What are the hot R&D topics for Xilinx? P.H: Meeting designers’ appetite for higher performance, lower power, higher integration, and lower cost on a system level continues to be a hot R&D topic. It entails more-than better architectures and technology nodes. New innovations are required such as triple-oxide technology to reduce power consumption, sparse chevron packaging to improve signal integrity, and ChipSync to improve bandwidth and reliability for high-speed memory interfaces, among others.
What is your biggest challenge today? P.H: We see a great opportunity to rapidly grow the FPGA market by expanding into high-performance DSP, embedded processing, and programmable system domains. By targeting these additional segments, the total available market for FPGA usage will grow tremendously. To meet the requirements of these new domains, we provide multiple domain optimized FPGA platforms with hardened and soft IP, new development tools, and design methodologies.

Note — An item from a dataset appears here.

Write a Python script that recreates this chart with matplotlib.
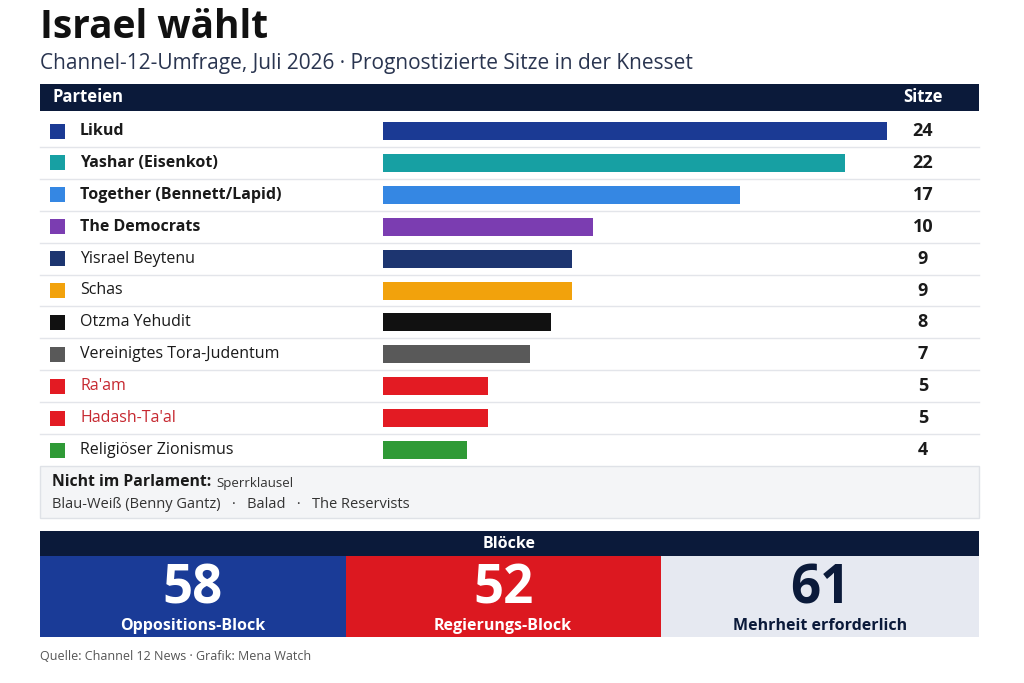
import matplotlib.pyplot as plt
from matplotlib.patches import Rectangle

plt.rcParams['font.family'] = ['Open Sans', 'DejaVu Sans']

# data
parties = ["Likud", "Yashar (Eisenkot)", "Together (Bennett/Lapid)", "The Democrats",
           "Yisrael Beytenu", "Schas", "Otzma Yehudit", "Vereinigtes Tora-Judentum",
           "Ra'am", "Hadash-Ta'al", "Religiöser Zionismus"]
seats = [24, 22, 17, 10, 9, 9, 8, 7, 5, 5, 4]
colors = ["#1b3a94", "#17a0a3", "#3587e3", "#7b3db1", "#1d3570", "#f2a20c",
          "#111111", "#595959", "#e31b23", "#e31b23", "#2f9a36"]
bold_rows = [True, True, True, True, False, False, False, False, False, False, False]
red_label = [False] * 8 + [True, True, False]

not_in_parl = ["Blau-Weiß (Benny Gantz)", "Balad", "The Reservists"]

block_values = [58, 52, 61]
block_labels = ["Oppositions-Block", "Regierungs-Block", "Mehrheit erforderlich"]
block_colors = ["#1a3b97", "#dc1820", "#e6e9f1"]
block_text = ["white", "white", "#0b1a3a"]

NAVY = "#0b1a3a"
W, H = 1024, 683

fig = plt.figure(figsize=(W / 100, H / 100), dpi=100)
ax = fig.add_axes([0, 0, 1, 1])
ax.set_xlim(0, W)
ax.set_ylim(H, 0)
ax.axis('off')

# title
ax.text(40, 27, "Israel wählt", fontsize=28, fontweight='bold', color="#111111", va='center')
ax.text(40, 64, "Channel-12-Umfrage, Juli 2026 · Prognostizierte Sitze in der Knesset",
        fontsize=15, color="#2a3550", va='center')

# table header
left, right = 40, 979
ax.add_patch(Rectangle((left, 84), right - left, 27, color=NAVY, lw=0))
ax.text(52, 97.5, "Parteien", fontsize=12, fontweight='bold', color='white', va='center')
ax.text(923, 97.5, "Sitze", fontsize=12, fontweight='bold', color='white', va='center', ha='center')

row0, step = 131, 31.9
row_y = [row0 + step * i for i in range(len(parties))]

for i, (name, c) in enumerate(zip(parties, colors)):
    y = row_y[i]
    ax.add_patch(Rectangle((50, y - 7.5), 15, 15, color=c, lw=0))
    ax.text(80, y, name, fontsize=11.5, fontweight='bold' if bold_rows[i] else 'normal',
            color="#c62830" if red_label[i] else "#1a1a1a", va='center')
    ax.text(923, y, str(seats[i]), fontsize=13, fontweight='bold', color="#1a1a1a",
            va='center', ha='center')
    if i < len(parties) - 1:
        ax.plot([left, right], [y + step / 2, y + step / 2], color="#e3e5ea", lw=1)

# bars
axb = fig.add_axes([383 / W, 0, 504 / W, 1])
axb.set_xlim(0, max(seats))
axb.set_ylim(H, 0)
axb.axis('off')
axb.barh(row_y, seats, height=18, color=colors)

# not in parliament box
ax.add_patch(Rectangle((left, 466), right - left, 52, facecolor="#f4f5f7",
                       edgecolor="#dfe2e7", lw=1))
ax.text(52, 482, "Nicht im Parlament:", fontsize=11.3, fontweight='bold', color="#1a1a1a",
        va='center')
ax.text(216, 483, "Sperrklausel", fontsize=9.5, color="#333333", va='center')
ax.text(52, 504, "   ·   ".join(not_in_parl), fontsize=10.5, color="#333333", va='center')

# blocks
ax.add_patch(Rectangle((left, 531), right - left, 25, color=NAVY, lw=0))
ax.text((left + right) / 2, 544, "Blöcke", fontsize=11.5, fontweight='bold', color='white',
        va='center', ha='center')
edges = [40, 345.5, 660.5, 979]
for i, v in enumerate(block_values):
    x0, x1 = edges[i], edges[i + 1]
    ax.add_patch(Rectangle((x0, 556), x1 - x0, 81, color=block_colors[i], lw=0))
    cx = (x0 + x1) / 2
    ax.text(cx, 603, str(v), fontsize=38, fontweight='bold', color=block_text[i],
            va='baseline', ha='center')
    ax.text(cx, 626, block_labels[i], fontsize=11.5, fontweight='bold', color=block_text[i],
            va='center', ha='center')

ax.text(40, 656, "Quelle: Channel 12 News · Grafik: Mena Watch", fontsize=9,
        color="#555555", va='center')

fig.savefig("out.png", dpi=100, facecolor='white')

One of the bigger challenges we face with this strategy, and an area where we’re investing heavily, is to provide design solutions that are compatible with the needs of this new customer base. For example, DSP designers are designing in terms of sample rate, MAC, etc., and they use design tools from The MathWorks or code in C. They’re not necessarily familiar with VHDL or Verilog, and they are not used to synthesis and floor planning tools. To help these designers successfully take advantage of FPGAs, we provide DSP design tools such as the System Generator for DSP, and AccelDSP tools integrated in the already familiar MATLAB and Simulink tools from The Math-Works. Evangelizing FPGAs for these new application domains is a top priority for Xilinx.